Jet Republic's Private Jet Card provides members with 25 hours of flight time without any further commitment or expiry date, no landing fees and no fuel surcharges. "It offers the benefits of private aviation with the simple pricing structure of a one-off payment," Breeze says. "Card membership will give access to a network of light, midsize, large and global aircraft, with flights available anywhere in the world through Jet Republic's partnerships with other operators." Card members, he says, also receive access to 24-hour global concierge services with a "virtual executive aide" on-call day and night with the full resources of the concierge's worldwide network. In September 2008, Jet Republic placed a $1.5 billion order for 110 Learjet 60 XR aircraft. The first aircraft is scheduled to be operational from October 2009.

Prague-based Grossmann Jet Services (GJS) maintains that it is not feeling the pinch in the current financial climate. The company's own research, it says, indicates that business jet travel in Europe is growing at double the speed of conventional air transport. "There are now around 3,000 business aircraft in Europe, with this number set to hit 4,600 by 2017," says ceo Dagmar Grossmann.

The company, she says, has identified the Czech market as particularly underdeveloped and estimates it could hold potential business of around ?20 million. "To tap into this, GJS has initiated collaboration with a number of local travel agencies," says Grossmann.
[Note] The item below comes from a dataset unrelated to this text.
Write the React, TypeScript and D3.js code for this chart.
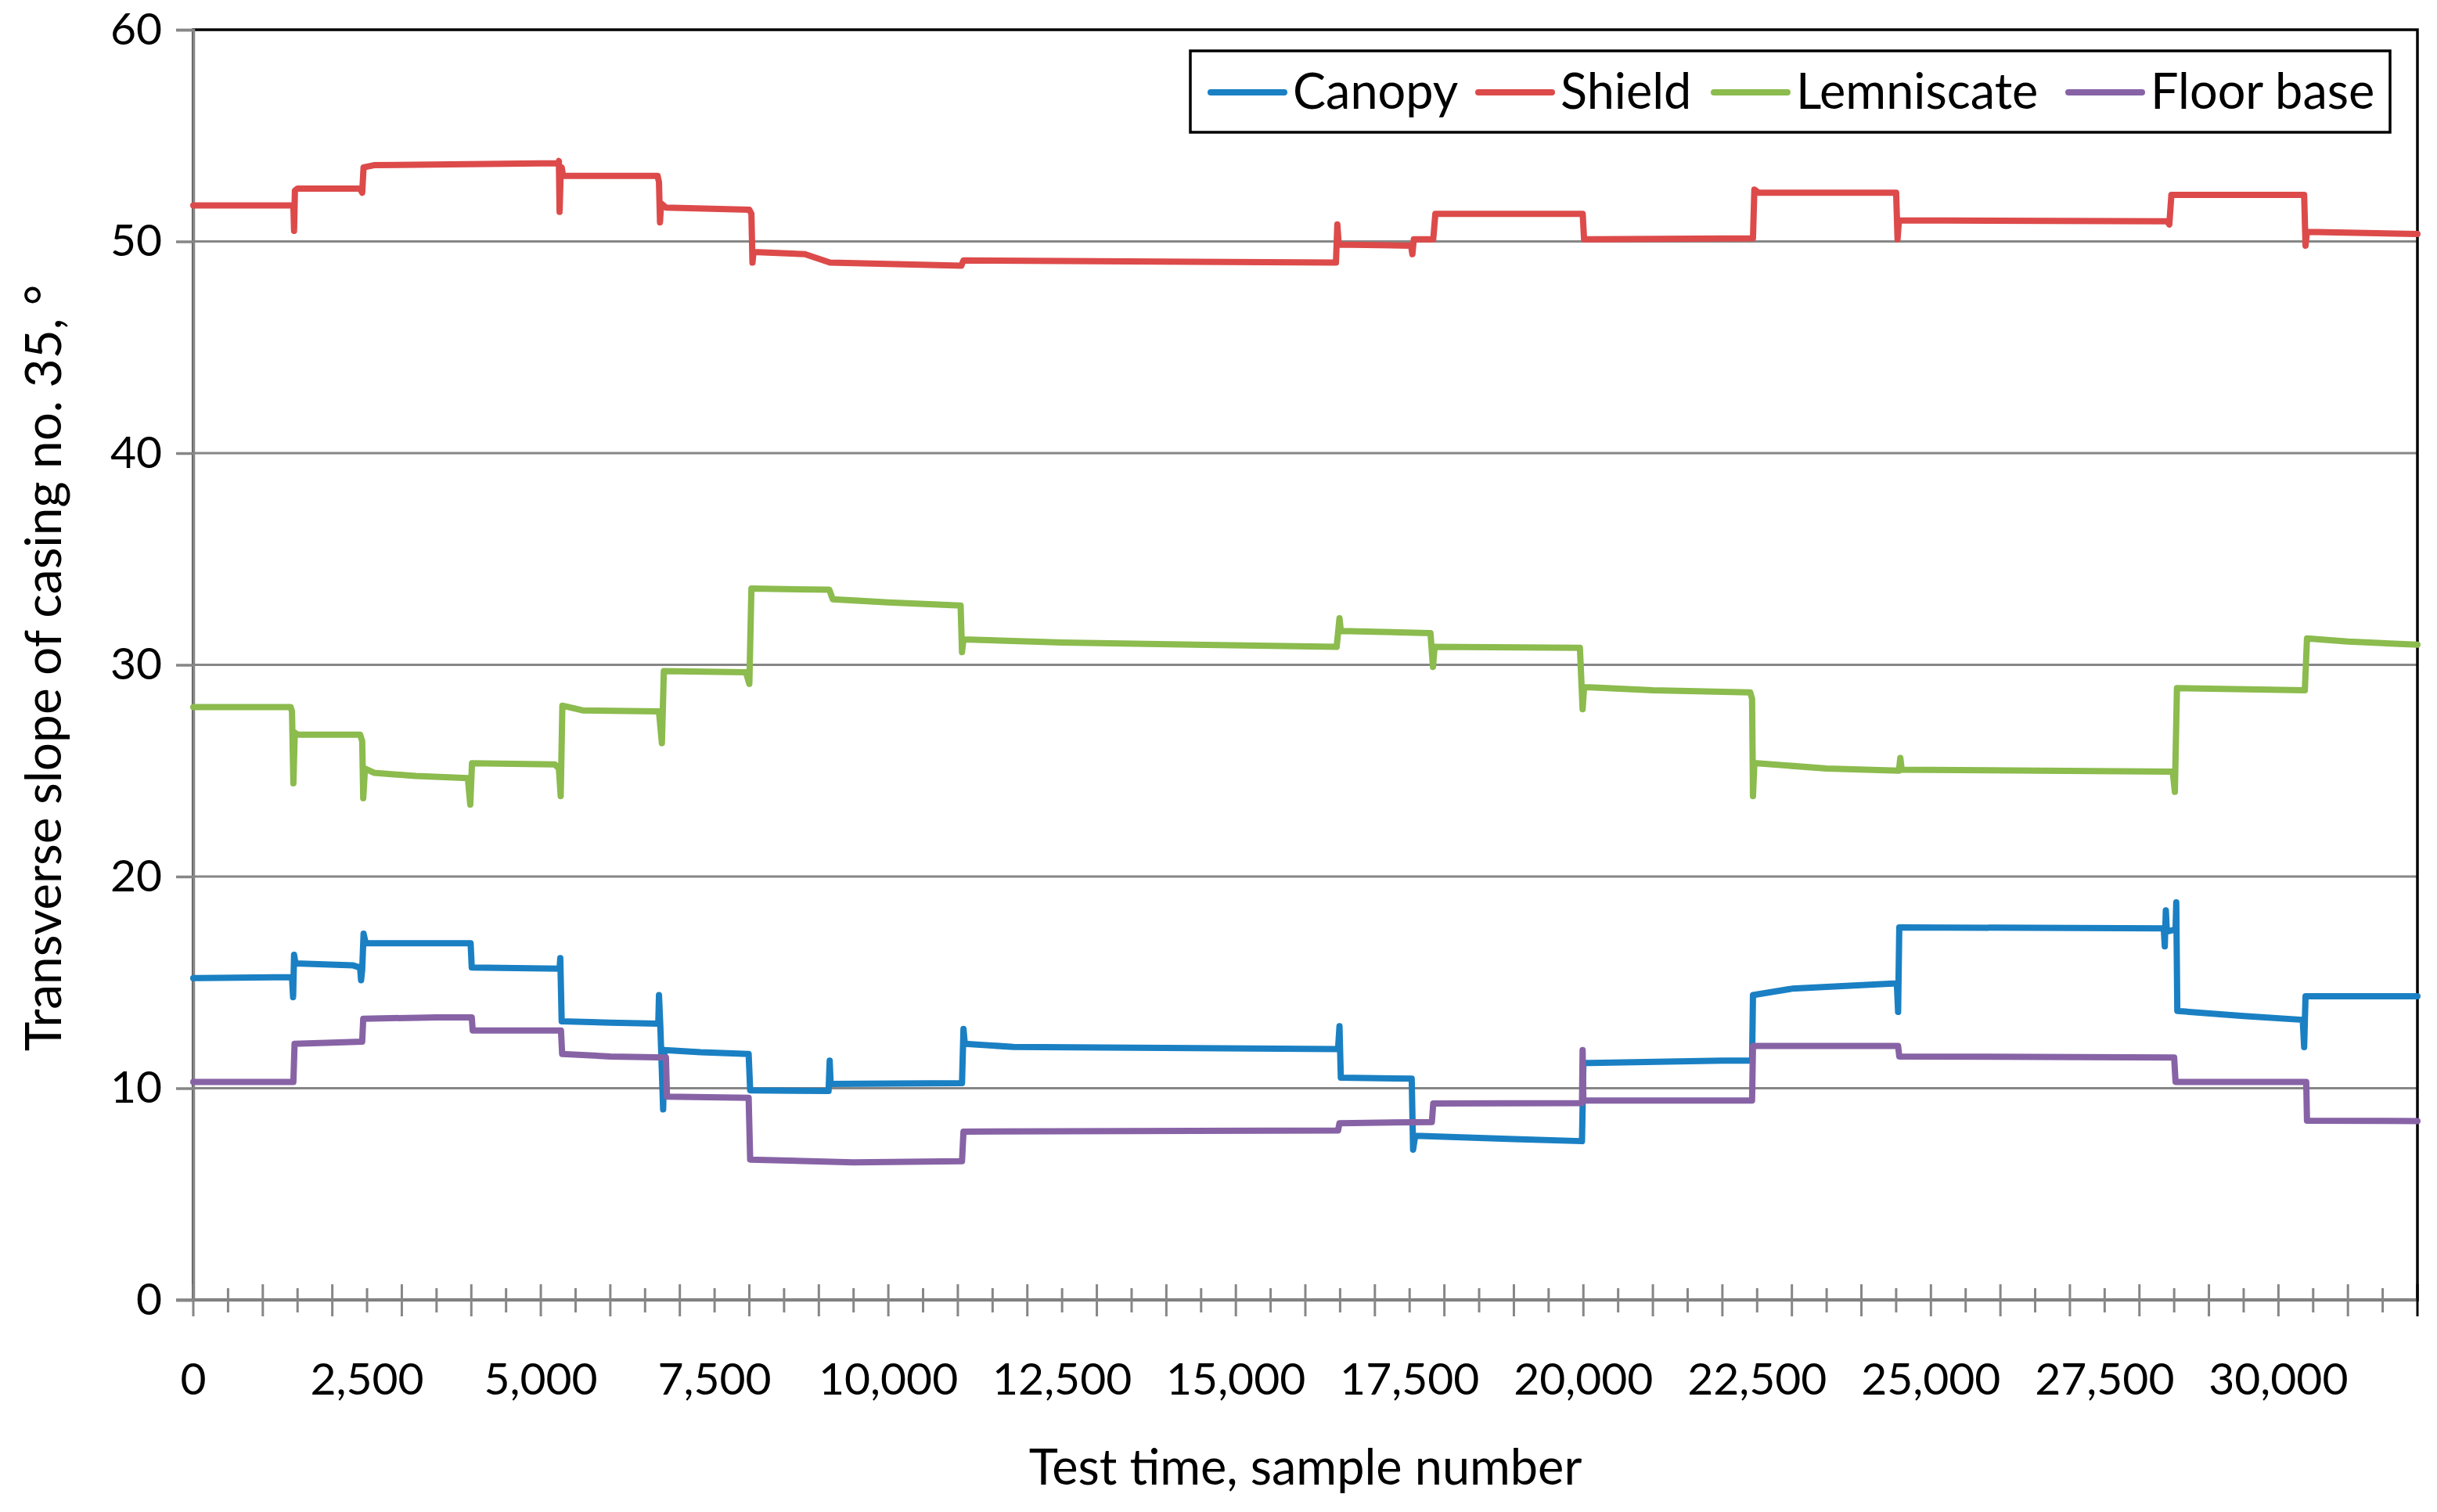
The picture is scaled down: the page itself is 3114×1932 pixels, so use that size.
import { useEffect, useRef } from 'react';
import * as d3 from 'd3';

const W = 3114;
const H = 1932;
const [mt, mr, mb, ml] = [38, 25, 271, 247];
const innerW = W - ml - mr;
const innerH = H - mt - mb;

type Pt = [number, number];

// sample number, slope in degrees
const canopy: Pt[] = [
    [0, 15.2], [1420, 15.25], [1436, 14.3], [1450, 16.3], [1470, 15.9], [2300, 15.8], [2400, 15.7],
    [2414, 15.1], [2430, 15.6], [2450, 17.3], [2480, 16.85], [3990, 16.85], [4006, 15.7], [5270, 15.65],
    [5280, 16.15], [5300, 13.16], [6000, 13.1], [6690, 13.05], [6700, 14.4], [6720, 12.9], [6760, 9.0],
    [6780, 11.8], [7300, 11.7], [7990, 11.62], [8012, 9.9], [9140, 9.87], [9156, 11.3], [9170, 10.2],
    [11060, 10.24], [11081, 12.8], [11100, 12.1], [11800, 11.95], [16470, 11.85], [16491, 12.93],
    [16510, 10.5], [17530, 10.45], [17550, 7.1], [17580, 7.75], [19000, 7.6], [19980, 7.5], [20000, 11.19],
    [22000, 11.3], [22427, 11.3], [22440, 14.4], [23000, 14.7], [24510, 14.95], [24528, 13.6],
    [24545, 17.6], [28350, 17.55], [28365, 16.7], [28380, 18.4], [28395, 17.4], [28520, 17.5],
    [28530, 18.78], [28545, 13.65], [29500, 13.41], [30350, 13.23], [30370, 11.94], [30390, 14.34],
    [32000, 14.34]
];

const shield: Pt[] = [
    [0, 51.7], [1440, 51.7], [1450, 50.5], [1462, 52.4], [1500, 52.5], [2400, 52.5], [2430, 52.3],
    [2450, 53.5], [2600, 53.6], [5250, 53.7], [5260, 53.8], [5270, 51.4], [5285, 53.2], [5300, 53.5],
    [5320, 53.1], [6680, 53.1], [6700, 52.8], [6715, 50.9], [6730, 51.8], [6800, 51.6], [8000, 51.5],
    [8030, 51.3], [8045, 49.0], [8060, 49.5], [8800, 49.4], [9160, 49.0], [11050, 48.85], [11080, 49.1],
    [16440, 49.0], [16460, 50.8], [16480, 49.85], [17520, 49.8], [17540, 49.4], [17560, 50.1],
    [17840, 50.1], [17870, 51.3], [19990, 51.3], [20010, 50.1], [22440, 50.15], [22460, 52.45],
    [22520, 52.3], [24500, 52.3], [24520, 50.1], [24540, 51.0], [28400, 50.95], [28430, 50.8],
    [28460, 52.2], [30370, 52.2], [30390, 49.8], [30410, 50.45], [32000, 50.35]
];

const lemniscate: Pt[] = [
    [0, 28.0], [1400, 28.0], [1420, 27.8], [1440, 24.4], [1460, 26.8], [1500, 26.7], [2400, 26.7],
    [2430, 26.4], [2445, 23.7], [2470, 25.1], [2600, 24.9], [3200, 24.75], [3950, 24.65], [3985, 23.4],
    [4010, 25.35], [5200, 25.3], [5260, 25.1], [5286, 23.8], [5310, 28.07], [5600, 27.85], [6700, 27.8],
    [6742, 26.3], [6770, 29.7], [7950, 29.65], [8000, 29.1], [8030, 33.6], [9150, 33.55], [9200, 33.1],
    [10000, 32.95], [11040, 32.8], [11060, 30.6], [11080, 31.2], [12500, 31.05], [16450, 30.85],
    [16491, 32.2], [16510, 31.6], [17800, 31.5], [17836, 29.9], [17860, 30.85], [19950, 30.8],
    [19989, 27.9], [20010, 28.95], [21000, 28.8], [22400, 28.7], [22427, 28.4], [22440, 23.8],
    [22460, 25.36], [23500, 25.1], [24540, 25.0], [24560, 25.6], [24580, 25.05], [28480, 24.95],
    [28510, 24.0], [28540, 28.9], [30380, 28.8], [30411, 31.25], [31000, 31.1], [32000, 30.95]
];

const floorBase: Pt[] = [
    [0, 10.3], [1440, 10.3], [1457, 12.1], [2000, 12.15], [2430, 12.2], [2445, 13.28], [3500, 13.35],
    [4006, 13.35], [4020, 12.73], [5290, 12.73], [5307, 11.62], [6000, 11.5], [6800, 11.45],
    [6815, 9.6], [7990, 9.55], [8012, 6.63], [9500, 6.5], [11060, 6.55], [11081, 7.95], [16470, 8.0],
    [16491, 8.35], [17820, 8.4], [17840, 9.28], [19980, 9.3], [19989, 11.8], [20000, 9.42],
    [22427, 9.42], [22440, 12.0], [24528, 12.0], [24545, 11.5], [28500, 11.45], [28520, 10.3],
    [30400, 10.3], [30411, 8.47], [32000, 8.45]
];

const seriesNames = ['Canopy', 'Shield', 'Lemniscate', 'Floor base'];
const seriesData = [canopy, shield, lemniscate, floorBase];
const seriesColors = ['#1a80c3', '#dd4a4a', '#8cbb4e', '#8763a6'];

const yTicks = [0, 10, 20, 30, 40, 50, 60];
const xLabelTicks = [0, 2500, 5000, 7500, 10000, 12500, 15000, 17500, 20000, 22500, 25000, 27500, 30000];
const xMax = 32000;

const font = "Lato, 'Open Sans', sans-serif";
const gray = '#868686';

export default function App() {
    const ref = useRef<SVGSVGElement>(null);

    useEffect(() => {
        const svg = d3.select(ref.current);
        svg.selectAll('*').remove();

        const x = d3.scaleLinear().domain([0, xMax]).range([0, innerW]);
        const y = d3.scaleLinear().domain([0, 60]).range([innerH, 0]);

        const g = svg.append('g').attr('transform', `translate(${ml},${mt})`);

        // gridlines
        g.append('g')
            .selectAll('line')
            .data(yTicks.filter((d) => d > 0 && d < 60))
            .join('line')
            .attr('x1', 0)
            .attr('x2', innerW)
            .attr('y1', (d) => y(d))
            .attr('y2', (d) => y(d))
            .attr('stroke', gray)
            .attr('stroke-width', 3);

        // plot border (top/right black)
        g.append('rect')
            .attr('x', 0)
            .attr('y', 0)
            .attr('width', innerW)
            .attr('height', innerH)
            .attr('fill', 'none')
            .attr('stroke', '#000')
            .attr('stroke-width', 3.5);

        // y axis
        const yAxis = d3
            .axisLeft(y)
            .tickValues(yTicks)
            .tickSize(22)
            .tickPadding(18)
            .tickFormat(d3.format('d'));
        g.append('g')
            .call(yAxis)
            .call((s) => s.select('.domain').attr('stroke', gray).attr('stroke-width', 3.5))
            .call((s) => s.selectAll('.tick line').attr('stroke', gray).attr('stroke-width', 3.5))
            .call((s) =>
                s.selectAll('.tick text').attr('font-family', font).attr('font-size', 57).attr('fill', '#000')
            );

        // x axis: cross ticks, major every 1000, minor every 500
        const major = d3.range(0, xMax + 1, 1000);
        const minor = d3.range(500, xMax, 1000);
        const xg = g.append('g').attr('transform', `translate(0,${innerH})`);
        xg.append('line')
            .attr('x1', -22)
            .attr('x2', innerW)
            .attr('y1', 0)
            .attr('y2', 0)
            .attr('stroke', gray)
            .attr('stroke-width', 3.5);
        xg.selectAll('line.major')
            .data(major)
            .join('line')
            .attr('class', 'major')
            .attr('x1', (d) => x(d))
            .attr('x2', (d) => x(d))
            .attr('y1', -20)
            .attr('y2', 21)
            .attr('stroke', (d) => (d === xMax ? '#000' : gray))
            .attr('stroke-width', 3);
        xg.selectAll('line.minor')
            .data(minor)
            .join('line')
            .attr('class', 'minor')
            .attr('x1', (d) => x(d))
            .attr('x2', (d) => x(d))
            .attr('y1', -15)
            .attr('y2', 16)
            .attr('stroke', gray)
            .attr('stroke-width', 3);
        xg.selectAll('text')
            .data(xLabelTicks)
            .join('text')
            .attr('x', (d) => x(d))
            .attr('y', 121)
            .attr('text-anchor', 'middle')
            .attr('font-family', font)
            .attr('font-size', 57)
            .text((d) => d3.format(',')(d));

        // lines
        const line = d3
            .line<Pt>()
            .x((d) => x(d[0]))
            .y((d) => y(d[1]));

        g.append('g')
            .selectAll('path')
            .data(seriesData)
            .join('path')
            .attr('d', (d) => line(d))
            .attr('fill', 'none')
            .attr('stroke', (_d, i) => seriesColors[i])
            .attr('stroke-width', 8)
            .attr('stroke-linejoin', 'round')
            .attr('stroke-linecap', 'round');

        // legend
        const legendItemX = [1547, 1889, 2190, 2643];
        const lg = svg.append('g');
        lg.append('rect')
            .attr('x', 1521)
            .attr('y', 65)
            .attr('width', 1533)
            .attr('height', 104)
            .attr('fill', '#fff')
            .attr('stroke', '#000')
            .attr('stroke-width', 3.5);
        const items = lg
            .selectAll('g')
            .data(seriesNames)
            .join('g')
            .attr('transform', (_d, i) => `translate(${legendItemX[i]},118)`);
        items
            .append('line')
            .attr('x1', 0)
            .attr('x2', 94)
            .attr('stroke', (_d, i) => seriesColors[i])
            .attr('stroke-width', 8)
            .attr('stroke-linecap', 'round');
        items
            .append('text')
            .attr('x', 105)
            .attr('y', 21)
            .attr('font-family', font)
            .attr('font-size', 63)
            .text((d) => d);

        // axis titles
        svg.append('text')
            .attr('x', ml + innerW / 2)
            .attr('y', 1897)
            .attr('text-anchor', 'middle')
            .attr('font-family', font)
            .attr('font-size', 63)
            .text('Test time, sample number');

        svg.append('text')
            .attr('transform', `translate(78,${mt + innerH / 2 + 4}) rotate(-90)`)
            .attr('text-anchor', 'middle')
            .attr('font-family', font)
            .attr('font-size', 64)
            .text('Transverse slope of casing no. 35, °');
    }, []);

    return (
        <svg
            ref={ref}
            width={W}
            height={H}
            style={{ position: 'absolute', left: 0, top: 0, background: '#fff' }}
        />
    );
}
In February travel agencies were invited to a workshop which included a discussion during which GJS pilot Michal Hudecek described how crew training procedures for business jets does not differ from those of commercial flights.

Air Partner, however, reports, that results for the six months ending January 2009 saw sales down two per cent to €107.1 million and profit before tax reduced 17 per cent to €3.2 million. It says: "The private aviation services market has reduced but long-term drivers remain in place and the company's diversification strategy provides resilience. Clients are increasingly insisting on quality and financially sound providers of aviation services."

David Savile, ceo, says: "The team at Air Partner has worked hard to produce these results in extremely tough trading conditions. Air Partner's experienced management, strong cash position, zero debt, good cash generation and excellent dividend growth all position the group for the difficult trading environment we are currently experiencing. The board remains confident in the long-term drivers and prospects of the group. It is also encouraging to see the progress made across mainland Europe, through our key offices in France, Germany, Italy and Austria, as smaller local competitors have waned. Industry statistics are too generalised to be a reliable indicator for specific markets but low season traffic levels are down by up to 50 per cent in the US and 20 per cent in Europe, largely on lower corporate levels." Savile adds: "'We anticipate that corporate activity will remain low for the second half, but we were encouraged that ultra high net worth flying for the winter half term holiday was busy, creating evidence for some optimism ahead of the summer season."